After my second college-era attempt at a Warhammer Fantasy Role Play campaign got derailed by Lichemaster‘s unbalanced experience awards, I had the players in my group roll up a new batch of characters to make a fresh start of things.
The shadow of Dungeons & Dragons hung heavily over my previous runs with the group. It was the RPG lingua franca — especially for the heroic fantasy genre — and so it filtered its way back into to the new-to-them WFRP system in terms of how characters should act, fight, or conduct themselves in the game world. That influence began to wane over the course of a year, thanks to empirical lessons involving the game’s gore-flecked critical hits tables and the influence of Lil Bro, who’d participated in my high school campaigns. By the time we embarked this third go-round, the members of the group had come around to the “grim world of perilous adventure” mindset.

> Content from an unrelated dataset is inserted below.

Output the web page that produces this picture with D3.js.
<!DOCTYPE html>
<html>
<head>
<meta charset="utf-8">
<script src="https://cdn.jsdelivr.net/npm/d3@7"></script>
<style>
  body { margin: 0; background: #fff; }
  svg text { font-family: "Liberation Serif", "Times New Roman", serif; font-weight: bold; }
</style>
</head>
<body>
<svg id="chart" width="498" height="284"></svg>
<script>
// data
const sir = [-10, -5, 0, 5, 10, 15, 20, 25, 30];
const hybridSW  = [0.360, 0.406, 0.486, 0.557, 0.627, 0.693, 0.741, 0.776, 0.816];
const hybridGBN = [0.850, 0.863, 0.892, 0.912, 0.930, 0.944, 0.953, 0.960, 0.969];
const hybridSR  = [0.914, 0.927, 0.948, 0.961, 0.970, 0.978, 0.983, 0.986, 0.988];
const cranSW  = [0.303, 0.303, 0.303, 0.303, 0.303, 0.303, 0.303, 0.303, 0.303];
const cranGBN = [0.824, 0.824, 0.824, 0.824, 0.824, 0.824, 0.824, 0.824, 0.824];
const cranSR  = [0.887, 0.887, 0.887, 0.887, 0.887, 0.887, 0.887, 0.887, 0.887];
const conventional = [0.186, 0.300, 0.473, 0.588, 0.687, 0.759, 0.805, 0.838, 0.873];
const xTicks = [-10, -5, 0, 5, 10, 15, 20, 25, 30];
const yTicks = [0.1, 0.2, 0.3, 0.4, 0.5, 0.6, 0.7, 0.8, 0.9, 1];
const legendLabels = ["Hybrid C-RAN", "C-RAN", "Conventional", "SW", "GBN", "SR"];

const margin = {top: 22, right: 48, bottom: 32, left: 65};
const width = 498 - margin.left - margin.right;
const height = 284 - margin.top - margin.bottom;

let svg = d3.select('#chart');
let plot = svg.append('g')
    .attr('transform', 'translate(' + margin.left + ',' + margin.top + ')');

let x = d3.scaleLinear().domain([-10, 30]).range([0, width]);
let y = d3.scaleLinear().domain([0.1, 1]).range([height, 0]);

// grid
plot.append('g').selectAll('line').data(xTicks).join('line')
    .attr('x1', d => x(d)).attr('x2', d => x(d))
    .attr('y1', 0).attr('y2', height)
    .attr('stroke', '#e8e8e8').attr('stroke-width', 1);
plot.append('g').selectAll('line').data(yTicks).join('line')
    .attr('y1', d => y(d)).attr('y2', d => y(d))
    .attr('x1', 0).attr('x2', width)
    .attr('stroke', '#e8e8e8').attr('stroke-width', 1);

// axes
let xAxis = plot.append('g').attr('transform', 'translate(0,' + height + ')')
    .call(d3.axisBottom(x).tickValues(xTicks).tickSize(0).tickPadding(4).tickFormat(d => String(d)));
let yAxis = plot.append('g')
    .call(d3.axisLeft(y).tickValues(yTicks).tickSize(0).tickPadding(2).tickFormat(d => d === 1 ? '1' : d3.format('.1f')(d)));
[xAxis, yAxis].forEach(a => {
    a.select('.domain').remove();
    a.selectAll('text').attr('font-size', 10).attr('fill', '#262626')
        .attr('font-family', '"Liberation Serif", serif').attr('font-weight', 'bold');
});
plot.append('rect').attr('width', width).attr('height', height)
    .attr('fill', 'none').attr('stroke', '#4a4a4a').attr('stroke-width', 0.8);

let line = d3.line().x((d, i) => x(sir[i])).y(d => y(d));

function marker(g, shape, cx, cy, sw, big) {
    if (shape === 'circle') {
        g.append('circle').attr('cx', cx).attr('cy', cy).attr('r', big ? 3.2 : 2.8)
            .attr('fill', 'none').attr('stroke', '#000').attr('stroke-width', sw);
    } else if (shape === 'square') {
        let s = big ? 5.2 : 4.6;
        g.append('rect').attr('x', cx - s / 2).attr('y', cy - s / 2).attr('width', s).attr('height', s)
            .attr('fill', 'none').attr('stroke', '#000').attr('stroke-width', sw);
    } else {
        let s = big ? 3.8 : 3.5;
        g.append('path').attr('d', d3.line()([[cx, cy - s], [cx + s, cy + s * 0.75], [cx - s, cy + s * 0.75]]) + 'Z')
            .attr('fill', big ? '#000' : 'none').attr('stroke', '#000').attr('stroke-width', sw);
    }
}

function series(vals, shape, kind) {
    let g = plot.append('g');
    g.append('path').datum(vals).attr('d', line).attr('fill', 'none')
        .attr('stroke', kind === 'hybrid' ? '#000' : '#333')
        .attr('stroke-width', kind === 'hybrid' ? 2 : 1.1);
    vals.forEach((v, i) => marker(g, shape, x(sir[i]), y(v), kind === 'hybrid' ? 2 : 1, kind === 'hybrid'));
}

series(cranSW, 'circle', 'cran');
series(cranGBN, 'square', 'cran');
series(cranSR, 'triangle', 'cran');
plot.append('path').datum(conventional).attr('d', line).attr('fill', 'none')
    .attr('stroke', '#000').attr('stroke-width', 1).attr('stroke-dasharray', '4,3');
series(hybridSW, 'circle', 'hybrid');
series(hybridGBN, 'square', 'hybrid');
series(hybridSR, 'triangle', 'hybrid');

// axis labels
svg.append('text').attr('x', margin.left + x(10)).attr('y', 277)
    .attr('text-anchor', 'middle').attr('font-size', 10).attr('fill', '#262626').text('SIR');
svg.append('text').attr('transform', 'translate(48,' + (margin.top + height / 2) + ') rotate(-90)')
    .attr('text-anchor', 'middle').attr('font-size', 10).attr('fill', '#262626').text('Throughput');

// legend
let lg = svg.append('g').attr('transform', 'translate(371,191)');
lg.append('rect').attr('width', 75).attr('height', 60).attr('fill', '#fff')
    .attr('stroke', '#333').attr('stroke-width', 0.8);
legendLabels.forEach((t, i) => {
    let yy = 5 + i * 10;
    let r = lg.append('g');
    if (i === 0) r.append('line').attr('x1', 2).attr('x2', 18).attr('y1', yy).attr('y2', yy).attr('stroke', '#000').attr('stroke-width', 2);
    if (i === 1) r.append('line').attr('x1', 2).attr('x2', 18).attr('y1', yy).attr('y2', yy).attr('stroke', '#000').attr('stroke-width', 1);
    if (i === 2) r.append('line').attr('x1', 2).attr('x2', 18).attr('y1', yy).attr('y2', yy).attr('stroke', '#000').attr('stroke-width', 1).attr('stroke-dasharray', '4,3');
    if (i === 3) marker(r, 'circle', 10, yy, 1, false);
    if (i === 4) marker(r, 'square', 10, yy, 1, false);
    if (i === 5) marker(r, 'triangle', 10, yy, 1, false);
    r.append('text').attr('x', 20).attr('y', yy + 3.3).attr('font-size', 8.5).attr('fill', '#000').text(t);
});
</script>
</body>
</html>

While the second campaign’s roster mirrored the roles and archetypes the players picked for our first run together, this time they opted to expand their horizons and try something a little different. The big problem was finding someone willing to take on role of the party’s designated healer. Warhammer combined high lethality with a scarcity of supernatural mending methods. In order to survive past the first few combat encounters, an adventuring party needed to have someone skilled in poultices, bonesaws, and needles on hand.

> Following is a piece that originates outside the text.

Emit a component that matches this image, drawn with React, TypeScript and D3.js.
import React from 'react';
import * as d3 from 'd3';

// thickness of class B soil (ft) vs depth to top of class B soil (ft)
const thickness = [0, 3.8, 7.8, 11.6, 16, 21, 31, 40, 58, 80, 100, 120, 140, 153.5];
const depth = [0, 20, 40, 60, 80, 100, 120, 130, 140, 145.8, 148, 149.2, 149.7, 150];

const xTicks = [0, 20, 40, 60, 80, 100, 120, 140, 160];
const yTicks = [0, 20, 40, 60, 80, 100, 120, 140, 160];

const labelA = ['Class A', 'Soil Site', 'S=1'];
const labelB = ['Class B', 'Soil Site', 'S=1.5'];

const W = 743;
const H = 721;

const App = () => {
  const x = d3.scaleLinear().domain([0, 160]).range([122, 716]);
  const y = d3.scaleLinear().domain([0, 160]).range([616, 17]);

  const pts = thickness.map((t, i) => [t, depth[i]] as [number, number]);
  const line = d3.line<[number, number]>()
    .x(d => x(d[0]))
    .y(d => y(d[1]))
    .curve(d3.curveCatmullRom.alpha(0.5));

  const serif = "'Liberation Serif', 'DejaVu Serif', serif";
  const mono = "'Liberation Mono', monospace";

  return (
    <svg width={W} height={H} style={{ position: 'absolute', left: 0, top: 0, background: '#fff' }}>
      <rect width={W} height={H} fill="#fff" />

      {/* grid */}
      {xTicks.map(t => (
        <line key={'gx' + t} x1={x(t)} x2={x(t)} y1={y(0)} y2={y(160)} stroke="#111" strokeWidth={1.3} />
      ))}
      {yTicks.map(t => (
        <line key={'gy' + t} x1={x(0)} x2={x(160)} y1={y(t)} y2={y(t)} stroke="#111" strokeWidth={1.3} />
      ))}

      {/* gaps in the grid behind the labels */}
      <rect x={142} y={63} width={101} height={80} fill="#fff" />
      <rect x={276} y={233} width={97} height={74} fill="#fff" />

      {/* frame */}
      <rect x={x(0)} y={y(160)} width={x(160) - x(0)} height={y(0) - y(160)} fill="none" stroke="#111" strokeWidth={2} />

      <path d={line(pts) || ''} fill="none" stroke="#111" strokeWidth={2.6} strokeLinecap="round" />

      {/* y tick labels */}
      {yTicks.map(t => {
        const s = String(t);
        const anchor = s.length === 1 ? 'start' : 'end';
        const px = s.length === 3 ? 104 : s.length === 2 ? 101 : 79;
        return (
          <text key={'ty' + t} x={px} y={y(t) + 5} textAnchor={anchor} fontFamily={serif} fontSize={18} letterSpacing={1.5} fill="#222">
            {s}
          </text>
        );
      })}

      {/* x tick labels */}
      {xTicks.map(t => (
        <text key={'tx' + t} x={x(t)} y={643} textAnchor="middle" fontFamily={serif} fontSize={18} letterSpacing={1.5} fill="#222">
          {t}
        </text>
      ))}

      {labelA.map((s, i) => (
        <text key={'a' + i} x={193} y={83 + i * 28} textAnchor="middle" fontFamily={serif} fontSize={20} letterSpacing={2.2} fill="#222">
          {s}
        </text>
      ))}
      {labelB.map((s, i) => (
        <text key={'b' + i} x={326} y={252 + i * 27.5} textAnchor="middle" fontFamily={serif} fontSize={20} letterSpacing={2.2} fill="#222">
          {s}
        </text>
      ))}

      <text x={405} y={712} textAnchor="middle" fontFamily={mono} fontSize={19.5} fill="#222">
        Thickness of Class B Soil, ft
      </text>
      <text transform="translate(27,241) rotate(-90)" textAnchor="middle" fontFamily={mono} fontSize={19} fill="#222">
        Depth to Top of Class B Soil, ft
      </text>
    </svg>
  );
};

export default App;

I ultimately employed my elder sibling powers of persuasion upon Lil Bro to fill that vacancy. He took on the role of a grave-robbing physician’s student who wielded a weaponized shovel in combat. He fit in well with the rest of the morally ambiguous reprobates in the adventuring party, leading to a dynamic actually approaching — GASP — genuine role-playing.
The Lichemaster experience made me wary about using pre-made scenarios, but I also didn’t have much time to whip up proper homebrew adventures. My decision to return to WFRP for a second summer was an ad hoc decision fueled by circumstances, and I had to work things around my thriving romance with Maura. In the end, I opted to split the difference by stringing together the semblance of a campaign from unused original material and a few adventures pulled from The Restless Dead.
The fairly forgotten sourcebook was itself an odds ‘n’ sods release. The bulk of the tome was taken up by a mini-campaign cobbled together from various unrelated adventures pulled from White Dwarf magazine, and filled out with additional rules and spells for use with the core game. The structure made it ideal for cherry-picking usable bits as required, which I then wove around my homebrew material.
Not only did it work surprising well, but it did so right out of the gate. I opened things with A Rough Night at the Three Feathers, a Restless Dead intro scenario where the players seek shelter at a roadside inn that has been taken over by murderous mutants. When one of the disguised fiends brought a bowl of drugged soup over to Lil Bro’s table, his grave robber grabbed the server by the neck and drowned him in it. The rest of the group was appalled…up until the surviving staff began unfurling their tentacles, beaks, claws, and other Chaos-provided gifts.
I later asked Lil Bro if I made the threat too obvious. He replied that his high school history class had just watched Spartacus and he thought the death-by-soup scene was cool. He saw an opportunity to try it in the game, and did. The victim just happened to be a cannibal mutant.
Those impressionable teens, man.
With the tone of the campaign set, the ragtag group of amoral opportunists set forth to make their mark upon the world.